The loyalties ricocheting throughout Ishun’s house are physicalized by the film’s precise images, which emphasize order and decorum at the cost of humanity. Mizoguchi utilizes his famous flowing compositions, emulating the distance of scrolls and theater, though he occasionally breaks this aesthetic to purposefully jarring effect. When Otama lies for Mohei, in order to cover up his own lies for Osan, Mizoguchi briefly cuts to a close-up from Osan’s face to Mohei’s, signifying their subsequent union as well as their new partnership in love as well as deception. This highly emotional sequence alludes to the intimacy that’s often leeched out of the film’s masterfully choreographed interior spaces. And this sense of constriction also recalls the formality of other famous Japanese films, such as Akira Kurosawa’s High and Low and Kon Ichikawa’s An Actor’s Revenge, which are likely indebted to Mizoguchi.
If A Story from Chikamatsu lacks the supple majesty of Ugetsu and Sansho the Bailiff, it’s because the former’s sense of exterior space isn’t quite as inspired as that of the other films. A Story from Chikamatsu loses a bit of its volcanic sense of repression when Mohei and Osan become lovers on the lam, though a few of the countryside landscapes are as astonishingly evocative as one would expect from Mizoguchi, especially a wide, vertical shot of a hillside as Mohei attempts to flee Osan so as to save her. Yet it’s the venality of ancient Kyoto that most commands Mizoguchi’s imagination here, and audiences may weirdly miss its extraordinary aura of everyday evil.
The image has a bit of attractive grit, and details of the actors’ faces can sometimes be (appealingly) soft, but the compositions here have generally been rendered with a piercing clarity that honors the film’s formal beauty and exactitude. Foregrounds are particularly sharp, giving the images’ bold through lines—staircases, pillars, hills—the prominence they warrant. The whites of the image are also robust and easy on the eyes, emphasizing the theatrical brightness of the various scrims within the frame, such as of translucent windows and doorways. Meanwhile, the monaural soundtrack is pointedly crisp, emphasizing the musicality that bridges the dialogue with the non-diegetic instrumentation.

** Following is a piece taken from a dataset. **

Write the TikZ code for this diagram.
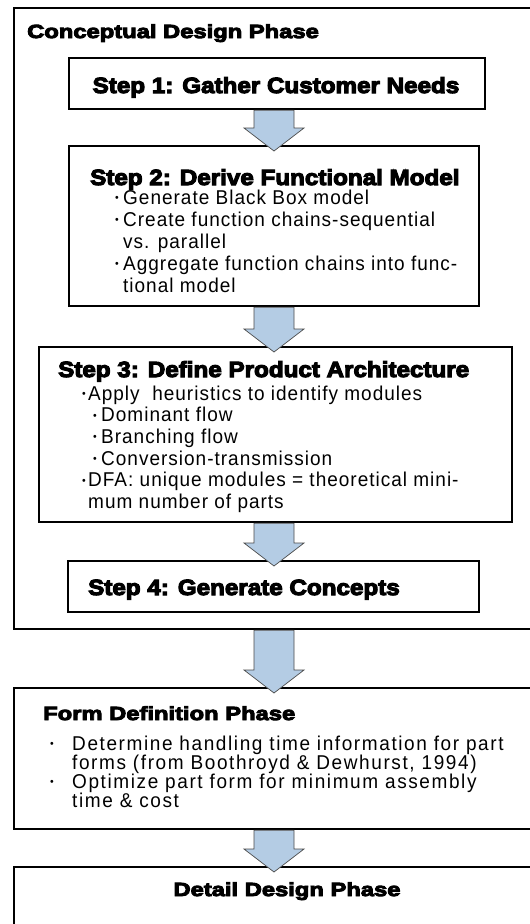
\documentclass[tikz,border=0pt]{standalone}
\usepackage{fontspec}
\usetikzlibrary{calc}
\newfontfamily\phasefont[FakeStretch=1.25,FakeBold=5]{Liberation Sans Bold}
\newfontfamily\stepfont[FakeStretch=1.1,FakeBold=5]{Liberation Sans Bold}
\newfontfamily\bodyfont[FakeStretch=0.95,LetterSpace=5]{Liberation Sans}
\newfontfamily\formfont[FakeStretch=0.95,LetterSpace=8]{Liberation Sans}
\definecolor{arrowblue}{RGB}{180,204,228}
\newcommand\blt{\makebox[8pt][l]{\raisebox{2.5pt}{\fontsize{11}{11}\selectfont •}}}
\newcommand\bltt{\makebox[6pt][l]{\raisebox{2.5pt}{\fontsize{11}{11}\selectfont •}}}
\newcommand\ind{\hspace*{8pt}}
\tikzset{
  box/.style={draw, line width=1.5pt, inner sep=0pt, anchor=north west},
  phase/.style={inner sep=0pt, anchor=base west, font=\phasefont\fontsize{19}{19}\selectfont},
  steptitle/.style={inner sep=0pt, anchor=base west, font=\stepfont\fontsize{22}{22}\selectfont},
  body/.style={inner sep=0pt, anchor=base west, font=\bodyfont\fontsize{20}{20}\selectfont},
  formbody/.style={body, font=\formfont\fontsize{20}{20}\selectfont},
  fatarrow/.style={fill=arrowblue, draw=black!70, line width=0.7pt,
    to path={let \p1=(\tikztostart), \p2=(\tikztotarget) in
      (\x1-20pt,\y1-0.8pt) -- (\x1+20pt,\y1-0.8pt) -- (\x1+20pt,\y2+17pt) -- (\x1+30pt,\y2+17pt)
      -- (\x1,\y2-6pt) -- (\x1-30pt,\y2+17pt) -- (\x1-20pt,\y2+17pt) -- cycle}}
}

\begin{document}
\begin{tikzpicture}[x=1pt, y=-1pt]
  \useasboundingbox[fill=white] (0,0) rectangle (530,924);

  % 1. Phase frames (run off the right edge)
  \node[box, minimum width=540pt, minimum height=621pt] (concept) at (13,7) {};
  \node[box, minimum width=540pt, minimum height=141pt] (form) at (13,687) {};
  \node[box, minimum width=540pt, minimum height=80pt] (detail) at (13,866) {};

  % 2. Step boxes
  \node[box, minimum width=416pt, minimum height=51pt] (step1) at (68,57) {};
  \node[box, minimum width=410pt, minimum height=160pt] (step2) at (68,145) {};
  \node[box, minimum width=473pt, minimum height=175pt] (step3) at (38,346) {};
  \node[box, minimum width=411pt, minimum height=51pt] (step4) at (67,560) {};

  % 3. Titles
  \node[phase] (ctitle) at (27,38) {Conceptual Design Phase};
  \node[steptitle, anchor=base] (s1title) at (276,93) {Step 1: Gather Customer Needs};
  \node[steptitle] (s2title) at (90,185) {Step 2: Derive Functional Model};
  \node[steptitle] (s3title) at (58,377) {Step 3: Define Product Architecture};
  \node[steptitle] (s4title) at (88,595) {Step 4: Generate Concepts};
  \node[phase] (ftitle) at (43,720) {Form Definition Phase};
  \node[phase, anchor=base] (dtitle) at (287,896) {Detail Design Phase};

  % 4. Bullet lists
  \foreach \txt [count=\i] in {{\blt Generate Black Box model},
      {\blt Create function chains-sequential}, {\ind vs. parallel},
      {\blt Aggregate function chains into func-}, {\ind tional model}}
    \node[body] (s2l\i) at (115,{204+22*(\i-1)}) {\txt};

  \foreach \txt [count=\i] in {{\bltt Apply\ \ heuristics to identify modules},
      {\hspace*{11pt}\blt Dominant flow}, {\hspace*{11pt}\blt Branching flow},
      {\hspace*{11pt}\blt Conversion-transmission},
      {\bltt DFA: unique modules = theoretical mini-}, {\hspace*{6pt}mum number of parts}}
    \node[body] (s3l\i) at (82,{400+21.7*(\i-1)}) {\txt};

  \foreach \txt [count=\i] in {{\makebox[22pt][l]{\blt}Determine handling time information for part},
      {\hspace*{22pt}forms (from Boothroyd \& Dewhurst, 1994)},
      {\makebox[22pt][l]{\blt}Optimize part form for minimum assembly},
      {\hspace*{22pt}time \& cost}}
    \node[formbody] (fl\i) at (50,{750+19*(\i-1)}) {\txt};

  % 5. Block arrows between boxes
  \coordinate (axis) at (274,0);
  \draw[fatarrow] (step1.south -| axis) to (step2.north -| axis);
  \draw[fatarrow] (step2.south -| axis) to (step3.north -| axis);
  \draw[fatarrow] (step3.south -| axis) to (step4.north -| axis);
  \draw[fatarrow] (concept.south -| axis) to (form.north -| axis);
  \draw[fatarrow] (form.south -| axis) to (detail.north -| axis);
\end{tikzpicture}
\end{document}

In “Mizoguchi: The Auteur Behind the Metteur en Scène,” film scholar Dudley Andrew offers a brilliantly precise examination of the filmmaker’s aesthetic, particularly the debt that A Story from Chikamatsu owes to Bunraku puppet theater. Andrew discusses Kenji Mizoguchi’s images, use of music, and his practice of literally serving as a puppet master, correcting actors’ gestures mercilessly from right outside of the camera’s boundaries. (Explaining the filmmaker’s direction, Andrew calls Mizoguchi an “inhumane humanist,” which pinpoints the paradox of many great artists of all mediums.) A short new interview with actor Kyōko Kagawa presents a more flattering portrait of Mizoguchi’s on-set practices, and she also speaks of the challenges of playing a married woman and adopting a Kyoto dialect. Rounding out a slim but significant supplements package is an essay by film scholar Haden Guest, who describes Mizoguchi’s influences and formalism in visceral and illuminating detail.
Criterion’s spare but beautifully detailed restoration of A Story from Chikamatsu will hopefully allow the film to enjoy the attention that’s been accorded to other Kenji Mizoguchi masterworks such as Ugetsu and Sansho the Bailiff.